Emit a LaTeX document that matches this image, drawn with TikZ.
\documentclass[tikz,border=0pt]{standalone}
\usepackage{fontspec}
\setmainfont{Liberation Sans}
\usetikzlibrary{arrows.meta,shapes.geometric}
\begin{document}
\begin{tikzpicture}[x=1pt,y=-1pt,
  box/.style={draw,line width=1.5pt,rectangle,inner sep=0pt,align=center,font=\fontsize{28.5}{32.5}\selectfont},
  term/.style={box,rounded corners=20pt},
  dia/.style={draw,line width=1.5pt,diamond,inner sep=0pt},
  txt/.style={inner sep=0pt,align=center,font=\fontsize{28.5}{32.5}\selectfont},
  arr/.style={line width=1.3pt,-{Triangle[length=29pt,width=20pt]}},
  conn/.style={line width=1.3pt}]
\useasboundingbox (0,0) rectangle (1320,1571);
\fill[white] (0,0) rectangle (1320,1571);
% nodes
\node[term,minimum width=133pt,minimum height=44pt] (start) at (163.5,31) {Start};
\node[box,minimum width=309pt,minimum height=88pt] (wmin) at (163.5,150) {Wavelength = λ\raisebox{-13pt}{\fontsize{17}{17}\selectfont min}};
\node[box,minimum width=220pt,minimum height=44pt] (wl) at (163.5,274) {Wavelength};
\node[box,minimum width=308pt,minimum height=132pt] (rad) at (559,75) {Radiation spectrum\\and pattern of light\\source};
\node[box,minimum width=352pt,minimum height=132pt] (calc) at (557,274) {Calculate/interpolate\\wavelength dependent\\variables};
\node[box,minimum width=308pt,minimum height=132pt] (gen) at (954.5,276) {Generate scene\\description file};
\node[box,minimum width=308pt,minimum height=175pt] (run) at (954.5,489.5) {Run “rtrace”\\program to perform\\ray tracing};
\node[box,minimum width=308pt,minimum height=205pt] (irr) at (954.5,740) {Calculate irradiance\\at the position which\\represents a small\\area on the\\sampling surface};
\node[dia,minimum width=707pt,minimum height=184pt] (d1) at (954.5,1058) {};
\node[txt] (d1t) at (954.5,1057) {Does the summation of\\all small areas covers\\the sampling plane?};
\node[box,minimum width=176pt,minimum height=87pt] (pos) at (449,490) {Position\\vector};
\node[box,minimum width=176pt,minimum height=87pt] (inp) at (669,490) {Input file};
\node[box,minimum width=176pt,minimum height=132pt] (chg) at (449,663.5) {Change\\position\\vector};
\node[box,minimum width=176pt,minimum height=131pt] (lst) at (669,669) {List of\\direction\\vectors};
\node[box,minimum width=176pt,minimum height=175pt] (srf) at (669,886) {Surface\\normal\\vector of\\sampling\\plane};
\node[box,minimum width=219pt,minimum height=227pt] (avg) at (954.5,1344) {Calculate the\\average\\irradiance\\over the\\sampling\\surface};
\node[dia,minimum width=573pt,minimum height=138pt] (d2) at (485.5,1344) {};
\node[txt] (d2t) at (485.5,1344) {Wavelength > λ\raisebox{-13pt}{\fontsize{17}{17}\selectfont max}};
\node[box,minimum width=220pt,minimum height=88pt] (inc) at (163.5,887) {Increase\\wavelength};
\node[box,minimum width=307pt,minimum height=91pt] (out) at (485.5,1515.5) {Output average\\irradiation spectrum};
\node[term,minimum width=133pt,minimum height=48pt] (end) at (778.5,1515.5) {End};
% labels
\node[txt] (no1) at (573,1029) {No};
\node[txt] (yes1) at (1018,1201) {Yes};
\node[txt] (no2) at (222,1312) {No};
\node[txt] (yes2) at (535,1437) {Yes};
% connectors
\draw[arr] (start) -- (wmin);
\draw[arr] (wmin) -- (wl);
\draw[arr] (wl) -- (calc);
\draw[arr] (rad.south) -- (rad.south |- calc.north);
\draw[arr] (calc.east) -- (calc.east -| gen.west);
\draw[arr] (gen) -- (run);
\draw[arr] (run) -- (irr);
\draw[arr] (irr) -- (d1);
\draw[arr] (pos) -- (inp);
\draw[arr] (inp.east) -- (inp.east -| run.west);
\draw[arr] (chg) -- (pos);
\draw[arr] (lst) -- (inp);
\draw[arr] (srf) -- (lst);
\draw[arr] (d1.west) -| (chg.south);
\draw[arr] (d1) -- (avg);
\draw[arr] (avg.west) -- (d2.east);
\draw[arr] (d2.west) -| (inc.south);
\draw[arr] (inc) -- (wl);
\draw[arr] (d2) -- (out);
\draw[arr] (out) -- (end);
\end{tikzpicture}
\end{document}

> [WHAT TO WORK ON]:
Would you give the material above again, complete and exact?

> [THE REPLY]:
Emit a LaTeX document that matches this image, drawn with TikZ.
\documentclass[tikz,border=0pt]{standalone}
\usepackage{fontspec}
\setmainfont{Liberation Sans}
\usetikzlibrary{arrows.meta,shapes.geometric}
\begin{document}
\begin{tikzpicture}[x=1pt,y=-1pt,
  box/.style={draw,line width=1.5pt,rectangle,inner sep=0pt,align=center,font=\fontsize{28.5}{32.5}\selectfont},
  term/.style={box,rounded corners=20pt},
  dia/.style={draw,line width=1.5pt,diamond,inner sep=0pt},
  txt/.style={inner sep=0pt,align=center,font=\fontsize{28.5}{32.5}\selectfont},
  arr/.style={line width=1.3pt,-{Triangle[length=29pt,width=20pt]}},
  conn/.style={line width=1.3pt}]
\useasboundingbox (0,0) rectangle (1320,1571);
\fill[white] (0,0) rectangle (1320,1571);
% nodes
\node[term,minimum width=133pt,minimum height=44pt] (start) at (163.5,31) {Start};
\node[box,minimum width=309pt,minimum height=88pt] (wmin) at (163.5,150) {Wavelength = λ\raisebox{-13pt}{\fontsize{17}{17}\selectfont min}};
\node[box,minimum width=220pt,minimum height=44pt] (wl) at (163.5,274) {Wavelength};
\node[box,minimum width=308pt,minimum height=132pt] (rad) at (559,75) {Radiation spectrum\\and pattern of light\\source};
\node[box,minimum width=352pt,minimum height=132pt] (calc) at (557,274) {Calculate/interpolate\\wavelength dependent\\variables};
\node[box,minimum width=308pt,minimum height=132pt] (gen) at (954.5,276) {Generate scene\\description file};
\node[box,minimum width=308pt,minimum height=175pt] (run) at (954.5,489.5) {Run “rtrace”\\program to perform\\ray tracing};
\node[box,minimum width=308pt,minimum height=205pt] (irr) at (954.5,740) {Calculate irradiance\\at the position which\\represents a small\\area on the\\sampling surface};
\node[dia,minimum width=707pt,minimum height=184pt] (d1) at (954.5,1058) {};
\node[txt] (d1t) at (954.5,1057) {Does the summation of\\all small areas covers\\the sampling plane?};
\node[box,minimum width=176pt,minimum height=87pt] (pos) at (449,490) {Position\\vector};
\node[box,minimum width=176pt,minimum height=87pt] (inp) at (669,490) {Input file};
\node[box,minimum width=176pt,minimum height=132pt] (chg) at (449,663.5) {Change\\position\\vector};
\node[box,minimum width=176pt,minimum height=131pt] (lst) at (669,669) {List of\\direction\\vectors};
\node[box,minimum width=176pt,minimum height=175pt] (srf) at (669,886) {Surface\\normal\\vector of\\sampling\\plane};
\node[box,minimum width=219pt,minimum height=227pt] (avg) at (954.5,1344) {Calculate the\\average\\irradiance\\over the\\sampling\\surface};
\node[dia,minimum width=573pt,minimum height=138pt] (d2) at (485.5,1344) {};
\node[txt] (d2t) at (485.5,1344) {Wavelength > λ\raisebox{-13pt}{\fontsize{17}{17}\selectfont max}};
\node[box,minimum width=220pt,minimum height=88pt] (inc) at (163.5,887) {Increase\\wavelength};
\node[box,minimum width=307pt,minimum height=91pt] (out) at (485.5,1515.5) {Output average\\irradiation spectrum};
\node[term,minimum width=133pt,minimum height=48pt] (end) at (778.5,1515.5) {End};
% labels
\node[txt] (no1) at (573,1029) {No};
\node[txt] (yes1) at (1018,1201) {Yes};
\node[txt] (no2) at (222,1312) {No};
\node[txt] (yes2) at (535,1437) {Yes};
% connectors
\draw[arr] (start) -- (wmin);
\draw[arr] (wmin) -- (wl);
\draw[arr] (wl) -- (calc);
\draw[arr] (rad.south) -- (rad.south |- calc.north);
\draw[arr] (calc.east) -- (calc.east -| gen.west);
\draw[arr] (gen) -- (run);
\draw[arr] (run) -- (irr);
\draw[arr] (irr) -- (d1);
\draw[arr] (pos) -- (inp);
\draw[arr] (inp.east) -- (inp.east -| run.west);
\draw[arr] (chg) -- (pos);
\draw[arr] (lst) -- (inp);
\draw[arr] (srf) -- (lst);
\draw[arr] (d1.west) -| (chg.south);
\draw[arr] (d1) -- (avg);
\draw[arr] (avg.west) -- (d2.east);
\draw[arr] (d2.west) -| (inc.south);
\draw[arr] (inc) -- (wl);
\draw[arr] (d2) -- (out);
\draw[arr] (out) -- (end);
\end{tikzpicture}
\end{document}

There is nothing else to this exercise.